Get metadata, fulltexts or fulltext URLs of papers matching a search query
MIT License
197 stars 37 forks source link

"Malformed response from arXiv API - no data in feed" woes... #179

Open sedimentation-fault opened 5 years ago

sedimentation-fault commented 5 years ago

I have been having a hard time to get past my queries lately - they get into almost infinite loops of messages like:

Malformed response from arXiv API - no data in feed Malformed response from arXiv API - no data in feed Malformed response from arXiv API - no data in feed ...

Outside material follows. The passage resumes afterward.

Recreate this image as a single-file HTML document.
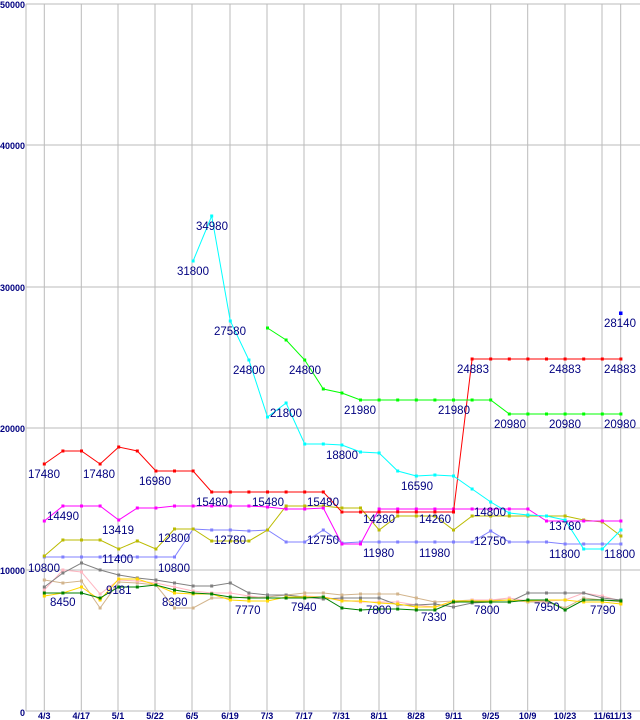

The queries actually return far less than 50000 results, the supposed limit of arxiv's API - they reside anywhere between 3000 and 12000 results. Here is an example:

category='math.AG'; start_date='20170101'; end_date='20190827'; getpapers --api 'arxiv' --query "cat:$category AND lastUpdatedDate:[${start_date}* TO ${end_date}*] " --outdir "$category" -p -l debug

In this issue (not strictly a 'bug') I document my attempts to get past those showstoppers. Here's what I did:

Set page size to 1000

I experimented with page sizes from 200 to 2000:

I thus settled for a page size of 1000 in getpapers/lib/arxiv.js:

arxiv.pagesize = 1000

Set a higher delay between retries

I experimented with various delays too: the default 3 seconds are really too fast a hammering. 30 seconds is too much of sleeping. 15 or 20 seconds seem to be O.K., so I have set

arxiv.page_delay = 20000

in getpapers/lib/arxiv.js

Do not urlencode the whole query URL, only the parts that need it

See https://github.com/ContentMine/getpapers/issues/178 for this.

Correct bug where the results feed is not empty - but not full either...

See https://github.com/ContentMine/getpapers/issues/177 for details.

Last but not least...(I will repeat myself on this): do yourself a favour and spoof your User Agent in getpapers/lib/config.js:

config.userAgent = 'Mozilla/5.0 (X11; Linux x86_64; rv:58.0) Gecko/20100101 Firefox/58.0'

With the above changes in place, things have been getting better for me - and I hope the same for you too! :-)